**Given data**
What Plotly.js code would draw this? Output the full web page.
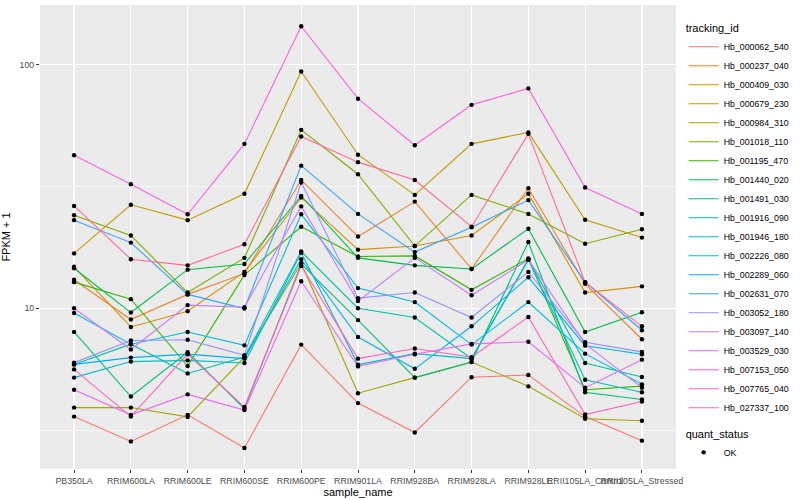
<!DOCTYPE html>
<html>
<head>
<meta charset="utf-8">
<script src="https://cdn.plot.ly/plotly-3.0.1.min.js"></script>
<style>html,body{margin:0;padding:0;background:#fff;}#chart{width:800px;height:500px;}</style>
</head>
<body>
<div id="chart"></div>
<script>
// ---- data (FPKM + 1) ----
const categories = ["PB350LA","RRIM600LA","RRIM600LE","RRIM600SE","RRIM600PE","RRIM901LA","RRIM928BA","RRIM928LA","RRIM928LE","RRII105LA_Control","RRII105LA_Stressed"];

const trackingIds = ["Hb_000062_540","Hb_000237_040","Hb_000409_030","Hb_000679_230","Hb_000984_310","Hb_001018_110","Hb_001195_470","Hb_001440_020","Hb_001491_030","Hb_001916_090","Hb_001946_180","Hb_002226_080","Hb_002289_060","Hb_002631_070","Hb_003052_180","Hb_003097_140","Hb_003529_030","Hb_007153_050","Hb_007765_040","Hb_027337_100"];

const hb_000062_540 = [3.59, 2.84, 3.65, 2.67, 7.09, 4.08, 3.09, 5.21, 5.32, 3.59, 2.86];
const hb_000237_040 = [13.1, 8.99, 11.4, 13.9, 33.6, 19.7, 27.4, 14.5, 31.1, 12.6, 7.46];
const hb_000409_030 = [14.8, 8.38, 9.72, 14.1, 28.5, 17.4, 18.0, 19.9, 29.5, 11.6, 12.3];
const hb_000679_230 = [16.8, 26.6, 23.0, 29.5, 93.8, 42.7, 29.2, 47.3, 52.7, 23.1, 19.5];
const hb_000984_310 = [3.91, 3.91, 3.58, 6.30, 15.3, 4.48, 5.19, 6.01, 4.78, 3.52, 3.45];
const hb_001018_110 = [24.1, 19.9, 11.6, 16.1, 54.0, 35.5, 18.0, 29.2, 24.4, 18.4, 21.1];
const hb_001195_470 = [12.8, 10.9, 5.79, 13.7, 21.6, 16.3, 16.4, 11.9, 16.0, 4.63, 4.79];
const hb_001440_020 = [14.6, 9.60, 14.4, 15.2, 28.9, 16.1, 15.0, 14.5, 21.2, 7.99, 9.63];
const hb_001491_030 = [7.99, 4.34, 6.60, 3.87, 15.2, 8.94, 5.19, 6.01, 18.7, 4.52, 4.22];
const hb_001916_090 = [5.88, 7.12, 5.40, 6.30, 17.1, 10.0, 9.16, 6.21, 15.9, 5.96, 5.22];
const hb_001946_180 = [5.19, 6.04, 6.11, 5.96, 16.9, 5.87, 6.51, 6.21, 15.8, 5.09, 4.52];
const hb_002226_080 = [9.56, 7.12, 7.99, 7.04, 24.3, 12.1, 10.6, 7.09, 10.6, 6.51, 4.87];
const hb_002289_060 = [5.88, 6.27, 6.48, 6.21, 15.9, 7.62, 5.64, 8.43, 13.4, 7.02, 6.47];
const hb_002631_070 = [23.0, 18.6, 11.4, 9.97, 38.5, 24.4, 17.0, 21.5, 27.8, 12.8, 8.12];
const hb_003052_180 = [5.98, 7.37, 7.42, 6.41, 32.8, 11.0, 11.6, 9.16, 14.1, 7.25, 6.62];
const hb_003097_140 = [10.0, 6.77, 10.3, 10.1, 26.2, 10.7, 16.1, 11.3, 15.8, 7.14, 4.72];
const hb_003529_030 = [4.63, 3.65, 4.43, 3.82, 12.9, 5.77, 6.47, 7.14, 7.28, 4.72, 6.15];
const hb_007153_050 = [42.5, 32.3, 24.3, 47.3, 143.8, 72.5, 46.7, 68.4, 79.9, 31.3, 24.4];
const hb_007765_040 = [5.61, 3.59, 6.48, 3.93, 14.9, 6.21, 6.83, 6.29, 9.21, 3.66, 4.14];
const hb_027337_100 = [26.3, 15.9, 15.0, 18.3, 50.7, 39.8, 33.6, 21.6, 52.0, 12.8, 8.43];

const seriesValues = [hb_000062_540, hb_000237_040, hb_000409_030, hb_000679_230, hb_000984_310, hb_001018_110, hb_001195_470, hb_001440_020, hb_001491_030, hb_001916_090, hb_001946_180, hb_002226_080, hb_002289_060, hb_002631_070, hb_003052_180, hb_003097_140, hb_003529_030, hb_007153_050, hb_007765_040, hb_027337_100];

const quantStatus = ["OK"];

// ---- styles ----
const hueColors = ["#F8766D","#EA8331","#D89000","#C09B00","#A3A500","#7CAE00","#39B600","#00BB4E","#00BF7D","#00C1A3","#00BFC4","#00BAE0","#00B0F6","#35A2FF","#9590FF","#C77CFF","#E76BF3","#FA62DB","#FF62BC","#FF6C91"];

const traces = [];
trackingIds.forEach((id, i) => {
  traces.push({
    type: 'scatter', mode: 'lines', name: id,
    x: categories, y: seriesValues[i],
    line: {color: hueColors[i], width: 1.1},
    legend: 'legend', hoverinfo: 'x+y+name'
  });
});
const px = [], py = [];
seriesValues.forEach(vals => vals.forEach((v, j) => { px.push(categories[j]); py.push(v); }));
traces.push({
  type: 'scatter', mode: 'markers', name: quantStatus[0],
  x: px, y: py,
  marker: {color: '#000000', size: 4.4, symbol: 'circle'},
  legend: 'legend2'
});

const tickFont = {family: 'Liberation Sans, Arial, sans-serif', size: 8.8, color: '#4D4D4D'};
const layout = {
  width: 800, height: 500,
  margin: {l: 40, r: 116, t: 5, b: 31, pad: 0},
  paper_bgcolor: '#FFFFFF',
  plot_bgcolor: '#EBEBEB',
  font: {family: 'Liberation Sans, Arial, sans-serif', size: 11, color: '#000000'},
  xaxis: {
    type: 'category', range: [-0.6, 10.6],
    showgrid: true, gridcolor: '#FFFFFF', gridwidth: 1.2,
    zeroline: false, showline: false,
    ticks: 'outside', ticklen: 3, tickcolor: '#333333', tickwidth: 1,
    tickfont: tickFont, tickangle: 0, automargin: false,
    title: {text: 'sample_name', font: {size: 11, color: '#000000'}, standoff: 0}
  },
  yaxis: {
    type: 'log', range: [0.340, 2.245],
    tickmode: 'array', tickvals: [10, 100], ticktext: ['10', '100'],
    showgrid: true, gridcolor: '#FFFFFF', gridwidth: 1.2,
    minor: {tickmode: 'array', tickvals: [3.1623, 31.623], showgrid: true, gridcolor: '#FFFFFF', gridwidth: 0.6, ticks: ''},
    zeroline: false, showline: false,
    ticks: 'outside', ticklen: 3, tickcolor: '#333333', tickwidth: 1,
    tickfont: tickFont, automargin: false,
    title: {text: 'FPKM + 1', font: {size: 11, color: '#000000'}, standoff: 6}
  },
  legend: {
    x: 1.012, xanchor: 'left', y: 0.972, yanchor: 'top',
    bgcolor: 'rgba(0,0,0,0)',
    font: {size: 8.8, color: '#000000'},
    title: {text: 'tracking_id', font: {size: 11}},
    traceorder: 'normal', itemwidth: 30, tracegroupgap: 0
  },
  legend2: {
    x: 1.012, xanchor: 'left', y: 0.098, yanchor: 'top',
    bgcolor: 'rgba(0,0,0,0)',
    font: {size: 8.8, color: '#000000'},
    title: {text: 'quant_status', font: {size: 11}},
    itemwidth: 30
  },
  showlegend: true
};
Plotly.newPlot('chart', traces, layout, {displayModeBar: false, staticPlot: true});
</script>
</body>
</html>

**Problem requirements**
Without including any pictures, print all of the material exactly as given.

**Completed exercise**
What Plotly.js code would draw this? Output the full web page.
<!DOCTYPE html>
<html>
<head>
<meta charset="utf-8">
<script src="https://cdn.plot.ly/plotly-3.0.1.min.js"></script>
<style>html,body{margin:0;padding:0;background:#fff;}#chart{width:800px;height:500px;}</style>
</head>
<body>
<div id="chart"></div>
<script>
// ---- data (FPKM + 1) ----
const categories = ["PB350LA","RRIM600LA","RRIM600LE","RRIM600SE","RRIM600PE","RRIM901LA","RRIM928BA","RRIM928LA","RRIM928LE","RRII105LA_Control","RRII105LA_Stressed"];

const trackingIds = ["Hb_000062_540","Hb_000237_040","Hb_000409_030","Hb_000679_230","Hb_000984_310","Hb_001018_110","Hb_001195_470","Hb_001440_020","Hb_001491_030","Hb_001916_090","Hb_001946_180","Hb_002226_080","Hb_002289_060","Hb_002631_070","Hb_003052_180","Hb_003097_140","Hb_003529_030","Hb_007153_050","Hb_007765_040","Hb_027337_100"];

const hb_000062_540 = [3.59, 2.84, 3.65, 2.67, 7.09, 4.08, 3.09, 5.21, 5.32, 3.59, 2.86];
const hb_000237_040 = [13.1, 8.99, 11.4, 13.9, 33.6, 19.7, 27.4, 14.5, 31.1, 12.6, 7.46];
const hb_000409_030 = [14.8, 8.38, 9.72, 14.1, 28.5, 17.4, 18.0, 19.9, 29.5, 11.6, 12.3];
const hb_000679_230 = [16.8, 26.6, 23.0, 29.5, 93.8, 42.7, 29.2, 47.3, 52.7, 23.1, 19.5];
const hb_000984_310 = [3.91, 3.91, 3.58, 6.30, 15.3, 4.48, 5.19, 6.01, 4.78, 3.52, 3.45];
const hb_001018_110 = [24.1, 19.9, 11.6, 16.1, 54.0, 35.5, 18.0, 29.2, 24.4, 18.4, 21.1];
const hb_001195_470 = [12.8, 10.9, 5.79, 13.7, 21.6, 16.3, 16.4, 11.9, 16.0, 4.63, 4.79];
const hb_001440_020 = [14.6, 9.60, 14.4, 15.2, 28.9, 16.1, 15.0, 14.5, 21.2, 7.99, 9.63];
const hb_001491_030 = [7.99, 4.34, 6.60, 3.87, 15.2, 8.94, 5.19, 6.01, 18.7, 4.52, 4.22];
const hb_001916_090 = [5.88, 7.12, 5.40, 6.30, 17.1, 10.0, 9.16, 6.21, 15.9, 5.96, 5.22];
const hb_001946_180 = [5.19, 6.04, 6.11, 5.96, 16.9, 5.87, 6.51, 6.21, 15.8, 5.09, 4.52];
const hb_002226_080 = [9.56, 7.12, 7.99, 7.04, 24.3, 12.1, 10.6, 7.09, 10.6, 6.51, 4.87];
const hb_002289_060 = [5.88, 6.27, 6.48, 6.21, 15.9, 7.62, 5.64, 8.43, 13.4, 7.02, 6.47];
const hb_002631_070 = [23.0, 18.6, 11.4, 9.97, 38.5, 24.4, 17.0, 21.5, 27.8, 12.8, 8.12];
const hb_003052_180 = [5.98, 7.37, 7.42, 6.41, 32.8, 11.0, 11.6, 9.16, 14.1, 7.25, 6.62];
const hb_003097_140 = [10.0, 6.77, 10.3, 10.1, 26.2, 10.7, 16.1, 11.3, 15.8, 7.14, 4.72];
const hb_003529_030 = [4.63, 3.65, 4.43, 3.82, 12.9, 5.77, 6.47, 7.14, 7.28, 4.72, 6.15];
const hb_007153_050 = [42.5, 32.3, 24.3, 47.3, 143.8, 72.5, 46.7, 68.4, 79.9, 31.3, 24.4];
const hb_007765_040 = [5.61, 3.59, 6.48, 3.93, 14.9, 6.21, 6.83, 6.29, 9.21, 3.66, 4.14];
const hb_027337_100 = [26.3, 15.9, 15.0, 18.3, 50.7, 39.8, 33.6, 21.6, 52.0, 12.8, 8.43];

const seriesValues = [hb_000062_540, hb_000237_040, hb_000409_030, hb_000679_230, hb_000984_310, hb_001018_110, hb_001195_470, hb_001440_020, hb_001491_030, hb_001916_090, hb_001946_180, hb_002226_080, hb_002289_060, hb_002631_070, hb_003052_180, hb_003097_140, hb_003529_030, hb_007153_050, hb_007765_040, hb_027337_100];

const quantStatus = ["OK"];

// ---- styles ----
const hueColors = ["#F8766D","#EA8331","#D89000","#C09B00","#A3A500","#7CAE00","#39B600","#00BB4E","#00BF7D","#00C1A3","#00BFC4","#00BAE0","#00B0F6","#35A2FF","#9590FF","#C77CFF","#E76BF3","#FA62DB","#FF62BC","#FF6C91"];

const traces = [];
trackingIds.forEach((id, i) => {
  traces.push({
    type: 'scatter', mode: 'lines', name: id,
    x: categories, y: seriesValues[i],
    line: {color: hueColors[i], width: 1.1},
    legend: 'legend', hoverinfo: 'x+y+name'
  });
});
const px = [], py = [];
seriesValues.forEach(vals => vals.forEach((v, j) => { px.push(categories[j]); py.push(v); }));
traces.push({
  type: 'scatter', mode: 'markers', name: quantStatus[0],
  x: px, y: py,
  marker: {color: '#000000', size: 4.4, symbol: 'circle'},
  legend: 'legend2'
});

const tickFont = {family: 'Liberation Sans, Arial, sans-serif', size: 8.8, color: '#4D4D4D'};
const layout = {
  width: 800, height: 500,
  margin: {l: 40, r: 116, t: 5, b: 31, pad: 0},
  paper_bgcolor: '#FFFFFF',
  plot_bgcolor: '#EBEBEB',
  font: {family: 'Liberation Sans, Arial, sans-serif', size: 11, color: '#000000'},
  xaxis: {
    type: 'category', range: [-0.6, 10.6],
    showgrid: true, gridcolor: '#FFFFFF', gridwidth: 1.2,
    zeroline: false, showline: false,
    ticks: 'outside', ticklen: 3, tickcolor: '#333333', tickwidth: 1,
    tickfont: tickFont, tickangle: 0, automargin: false,
    title: {text: 'sample_name', font: {size: 11, color: '#000000'}, standoff: 0}
  },
  yaxis: {
    type: 'log', range: [0.340, 2.245],
    tickmode: 'array', tickvals: [10, 100], ticktext: ['10', '100'],
    showgrid: true, gridcolor: '#FFFFFF', gridwidth: 1.2,
    minor: {tickmode: 'array', tickvals: [3.1623, 31.623], showgrid: true, gridcolor: '#FFFFFF', gridwidth: 0.6, ticks: ''},
    zeroline: false, showline: false,
    ticks: 'outside', ticklen: 3, tickcolor: '#333333', tickwidth: 1,
    tickfont: tickFont, automargin: false,
    title: {text: 'FPKM + 1', font: {size: 11, color: '#000000'}, standoff: 6}
  },
  legend: {
    x: 1.012, xanchor: 'left', y: 0.972, yanchor: 'top',
    bgcolor: 'rgba(0,0,0,0)',
    font: {size: 8.8, color: '#000000'},
    title: {text: 'tracking_id', font: {size: 11}},
    traceorder: 'normal', itemwidth: 30, tracegroupgap: 0
  },
  legend2: {
    x: 1.012, xanchor: 'left', y: 0.098, yanchor: 'top',
    bgcolor: 'rgba(0,0,0,0)',
    font: {size: 8.8, color: '#000000'},
    title: {text: 'quant_status', font: {size: 11}},
    itemwidth: 30
  },
  showlegend: true
};
Plotly.newPlot('chart', traces, layout, {displayModeBar: false, staticPlot: true});
</script>
</body>
</html>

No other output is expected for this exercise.